NEW YORK (Reuters) - A pair of 19th century paintings by Polish Impressionist Julian Falat, looted by the Nazis nearly seven decades ago, were returned to Polish authorities on Thursday in a ceremony in New York.
President Bronislaw Komorowski of Poland accepted the paintings -- "The Hunt" and "Off to the Hunt" -- at Poland's consulate in Manhattan. U.S. officials seized the works of art last year from two New York auction houses.
"The two world wars that we experienced and numerous uprisings ... left Poland's national heritage really impoverished," said Bogdan Zdrojewski, Poland's culture minister. "That is why every object that returns to our country has huge value that is both spiritual and emotional."
In August 1944, German S.S. commander Benne Von Arent confiscated the most valuable items from Poland's National Museum, including the two paintings returned on Thursday. Many of the looted pieces remain missing.
U.S. officials seized the Falat paintings after Poland's government learned in 2006 the works were being offered for sale by two auction houses.

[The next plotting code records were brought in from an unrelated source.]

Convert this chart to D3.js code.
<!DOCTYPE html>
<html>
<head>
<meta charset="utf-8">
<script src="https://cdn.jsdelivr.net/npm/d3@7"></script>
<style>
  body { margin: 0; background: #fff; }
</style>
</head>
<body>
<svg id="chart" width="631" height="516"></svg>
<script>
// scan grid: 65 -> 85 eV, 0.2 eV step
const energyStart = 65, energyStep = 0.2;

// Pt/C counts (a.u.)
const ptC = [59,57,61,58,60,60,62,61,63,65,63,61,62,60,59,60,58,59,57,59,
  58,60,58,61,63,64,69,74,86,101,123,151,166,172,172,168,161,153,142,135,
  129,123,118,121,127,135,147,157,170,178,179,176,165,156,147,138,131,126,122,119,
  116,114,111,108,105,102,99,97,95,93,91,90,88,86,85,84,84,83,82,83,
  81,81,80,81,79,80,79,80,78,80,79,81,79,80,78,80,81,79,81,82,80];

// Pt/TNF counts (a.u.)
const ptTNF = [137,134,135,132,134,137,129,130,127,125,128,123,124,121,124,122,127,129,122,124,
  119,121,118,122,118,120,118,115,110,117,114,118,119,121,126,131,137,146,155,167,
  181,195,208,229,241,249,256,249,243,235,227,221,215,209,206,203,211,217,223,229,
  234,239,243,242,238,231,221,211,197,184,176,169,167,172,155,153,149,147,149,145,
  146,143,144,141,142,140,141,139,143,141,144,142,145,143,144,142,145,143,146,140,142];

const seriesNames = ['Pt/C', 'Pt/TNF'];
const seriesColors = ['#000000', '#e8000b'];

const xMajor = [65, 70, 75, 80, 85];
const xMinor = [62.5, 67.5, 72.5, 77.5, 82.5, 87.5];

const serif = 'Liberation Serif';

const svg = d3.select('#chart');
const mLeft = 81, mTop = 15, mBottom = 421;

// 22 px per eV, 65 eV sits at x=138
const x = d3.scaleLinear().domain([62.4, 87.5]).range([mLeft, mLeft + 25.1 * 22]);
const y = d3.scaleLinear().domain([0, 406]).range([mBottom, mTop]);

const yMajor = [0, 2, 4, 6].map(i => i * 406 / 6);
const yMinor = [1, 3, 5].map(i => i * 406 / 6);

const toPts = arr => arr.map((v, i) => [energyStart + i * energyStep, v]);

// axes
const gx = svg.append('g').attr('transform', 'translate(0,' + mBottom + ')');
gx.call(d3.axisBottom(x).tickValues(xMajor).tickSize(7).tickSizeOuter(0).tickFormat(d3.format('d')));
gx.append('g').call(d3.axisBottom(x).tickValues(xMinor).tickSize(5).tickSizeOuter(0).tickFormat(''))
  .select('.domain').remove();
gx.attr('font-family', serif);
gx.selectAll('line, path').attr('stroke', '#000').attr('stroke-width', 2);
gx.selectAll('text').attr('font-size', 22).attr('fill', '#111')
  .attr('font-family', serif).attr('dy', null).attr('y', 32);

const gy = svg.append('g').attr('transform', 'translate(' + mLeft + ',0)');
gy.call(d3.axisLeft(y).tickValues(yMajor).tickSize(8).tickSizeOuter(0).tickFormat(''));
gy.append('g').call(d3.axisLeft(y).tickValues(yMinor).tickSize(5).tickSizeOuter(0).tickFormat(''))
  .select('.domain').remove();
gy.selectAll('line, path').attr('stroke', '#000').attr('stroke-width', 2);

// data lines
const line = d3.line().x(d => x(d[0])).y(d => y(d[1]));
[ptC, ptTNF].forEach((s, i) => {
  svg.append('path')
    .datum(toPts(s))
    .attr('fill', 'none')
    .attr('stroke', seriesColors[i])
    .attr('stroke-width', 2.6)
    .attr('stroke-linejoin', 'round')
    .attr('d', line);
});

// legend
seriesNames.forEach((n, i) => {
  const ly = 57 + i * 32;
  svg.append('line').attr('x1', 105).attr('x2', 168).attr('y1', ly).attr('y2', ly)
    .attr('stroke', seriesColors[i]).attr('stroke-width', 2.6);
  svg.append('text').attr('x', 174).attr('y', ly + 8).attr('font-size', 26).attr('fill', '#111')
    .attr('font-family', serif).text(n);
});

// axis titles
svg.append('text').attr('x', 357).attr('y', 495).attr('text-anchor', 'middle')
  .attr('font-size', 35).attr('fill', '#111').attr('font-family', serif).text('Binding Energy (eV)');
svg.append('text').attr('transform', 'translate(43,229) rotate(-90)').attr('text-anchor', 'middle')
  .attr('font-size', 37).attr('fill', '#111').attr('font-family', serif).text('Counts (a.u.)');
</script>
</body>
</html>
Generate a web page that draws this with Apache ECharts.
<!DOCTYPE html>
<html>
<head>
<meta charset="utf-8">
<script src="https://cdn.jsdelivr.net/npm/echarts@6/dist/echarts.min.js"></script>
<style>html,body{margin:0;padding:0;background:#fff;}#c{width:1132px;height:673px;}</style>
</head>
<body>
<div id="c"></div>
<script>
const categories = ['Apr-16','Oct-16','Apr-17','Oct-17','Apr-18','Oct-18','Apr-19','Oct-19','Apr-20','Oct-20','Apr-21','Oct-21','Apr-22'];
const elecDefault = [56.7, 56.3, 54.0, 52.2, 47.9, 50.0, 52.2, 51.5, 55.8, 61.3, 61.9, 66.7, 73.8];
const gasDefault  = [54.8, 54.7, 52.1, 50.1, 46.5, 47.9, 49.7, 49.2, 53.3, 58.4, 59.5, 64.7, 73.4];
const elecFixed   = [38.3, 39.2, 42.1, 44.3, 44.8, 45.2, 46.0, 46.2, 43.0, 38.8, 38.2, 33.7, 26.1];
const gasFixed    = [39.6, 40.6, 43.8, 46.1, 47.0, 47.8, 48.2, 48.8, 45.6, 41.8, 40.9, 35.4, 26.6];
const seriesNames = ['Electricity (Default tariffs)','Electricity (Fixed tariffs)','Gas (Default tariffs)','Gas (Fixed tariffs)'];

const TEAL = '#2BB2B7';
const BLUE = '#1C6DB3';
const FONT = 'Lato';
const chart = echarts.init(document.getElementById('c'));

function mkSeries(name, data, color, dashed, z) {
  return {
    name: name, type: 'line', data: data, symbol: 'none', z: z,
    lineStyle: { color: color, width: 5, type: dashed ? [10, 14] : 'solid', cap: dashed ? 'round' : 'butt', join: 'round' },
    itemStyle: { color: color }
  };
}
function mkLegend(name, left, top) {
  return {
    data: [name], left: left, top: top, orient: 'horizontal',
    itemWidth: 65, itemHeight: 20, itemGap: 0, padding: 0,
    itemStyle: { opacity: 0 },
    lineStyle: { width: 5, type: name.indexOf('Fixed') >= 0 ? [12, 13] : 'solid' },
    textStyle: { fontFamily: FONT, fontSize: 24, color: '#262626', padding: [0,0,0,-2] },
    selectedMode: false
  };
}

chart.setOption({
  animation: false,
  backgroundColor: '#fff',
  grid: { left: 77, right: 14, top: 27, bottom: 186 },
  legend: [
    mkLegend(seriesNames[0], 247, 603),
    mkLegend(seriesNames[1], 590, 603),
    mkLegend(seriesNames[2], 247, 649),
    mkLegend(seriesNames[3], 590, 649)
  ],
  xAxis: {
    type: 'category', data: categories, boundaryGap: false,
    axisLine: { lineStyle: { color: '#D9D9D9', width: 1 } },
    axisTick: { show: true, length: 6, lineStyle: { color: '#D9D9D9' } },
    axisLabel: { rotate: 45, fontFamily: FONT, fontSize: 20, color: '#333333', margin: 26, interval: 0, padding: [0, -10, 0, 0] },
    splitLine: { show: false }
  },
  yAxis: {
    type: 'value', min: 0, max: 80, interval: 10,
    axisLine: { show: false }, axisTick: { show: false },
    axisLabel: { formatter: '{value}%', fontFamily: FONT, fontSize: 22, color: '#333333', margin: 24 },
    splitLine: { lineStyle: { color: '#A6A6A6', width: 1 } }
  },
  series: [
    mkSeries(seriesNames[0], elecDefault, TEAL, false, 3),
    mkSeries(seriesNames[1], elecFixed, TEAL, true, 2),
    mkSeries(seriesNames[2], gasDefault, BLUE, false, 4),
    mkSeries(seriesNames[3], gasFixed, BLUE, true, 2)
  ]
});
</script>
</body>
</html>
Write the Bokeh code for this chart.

"No one can ever provide just compensation to the victims of the Nazis' atrocities, but it is very gratifying for our office to play a role in returning the art that they looted during World War Two to its rightful owners," said Sharon Levin, chief of the asset forfeiture unit for the federal prosecutor's office.
Falat, who was born in 1853 and died in 1929, is well known for his hunting and landscape paintings.